Diet – you are what you eat, and unfortunately this is also true when you are depressed. I realise that when depressed you hardly feel like cooking healthy stuff and you’d love to stick to fast food, but you need to remember that fast food will not do you much good. Alcohol is even worse, because for every drink that will make you a bit better now you will feel two bits worse the day after. Try – it will be hard, I know – to consume fruit rather than chocolate; salad rather than boxed pizza; green tea rather than coffee. Avoid alcohol, sugar and saturated fats. Chances are you don’t feel the taste anyway (I didn’t at my worst) – but remember every healthier meal brings you closer to the end of this depressive episode. It will also help you avoid weight gain, which is a notorious side effect of most medication.

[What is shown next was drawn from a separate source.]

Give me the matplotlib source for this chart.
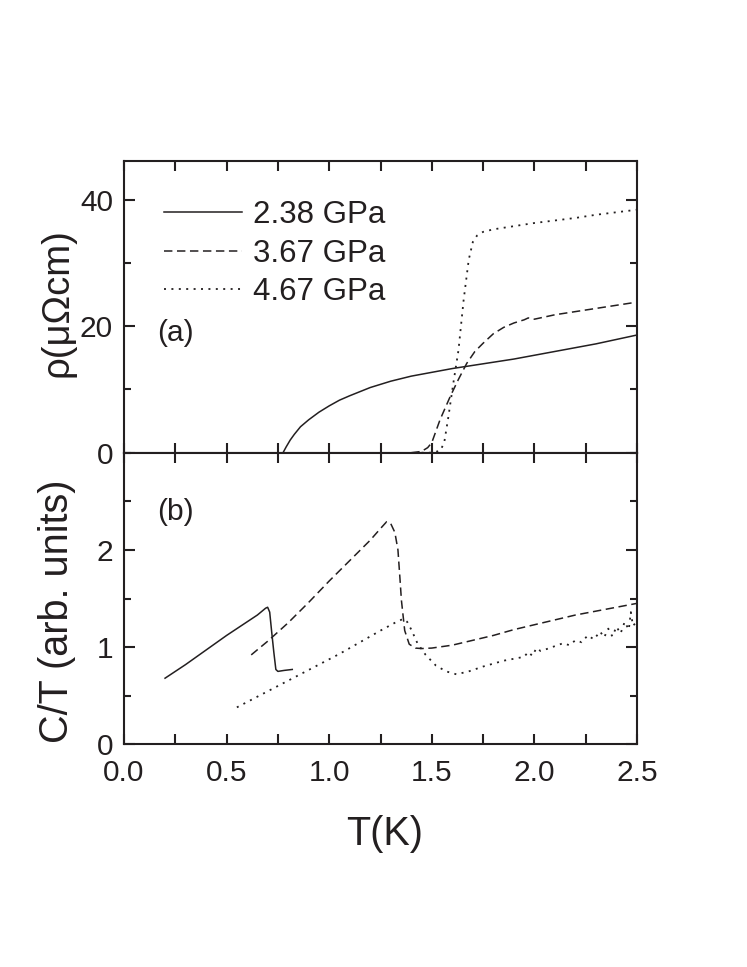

Light – it is actually true: daylight lamps work. Sometimes they work so well they throw people into mania! But you don’t have to buy an expensive lamp. Many people don’t realise that supermarkets and shopping centres have extremely strong lights (which have a psychological purpose, but I digress). At my worst a friend managed to get me out of totally lethargic depressive state by taking me to a 24 hour Tesco. We spent two hours there. Depression disappeared for a few days. It doesn’t sound like much, but at that point few days was more than I believed even to be possible. Search for “daylight lamp” on the internet and pick a cheap one – it doesn’t matter whether it’s expensive, all that matters is that it provides the correct sort of light.
Being kind to yourself – when you are depressed, your ability to do things decreases dramatically. If you spend time whipping yourself mentally about that, it will be entirely unhelpful and actually reduce your strength further (whipping is quite hard work, you might find). Yes, you can call in sick if you are depressed – you don’t have to say you’re depressed after all. People call in sick when they’re hungover, you can do it when you quite literally can’t get out of bed. If you can, try to read a book you enjoy. If you can’t, perhaps listening to music is an option. If both are too much, it’s fine too. Remember: you are seriously ill. You have the right to feel terrible.
Avoid loneliness – depression is a lonely place to be, and we tend to isolate when depressed. I am not suggesting you go out to bars and socialise. Call a friend to come over. Speak to your parents. Take your laptop to bed and chat with a friend. Explain how you are feeling and that you need help. If there is nobody available around, try to find a Depressives Anonymous meeting (also called Emotions Anonymous) in your area and attend it, then speak to people after a meeting and get their phone numbers. They all have been there before.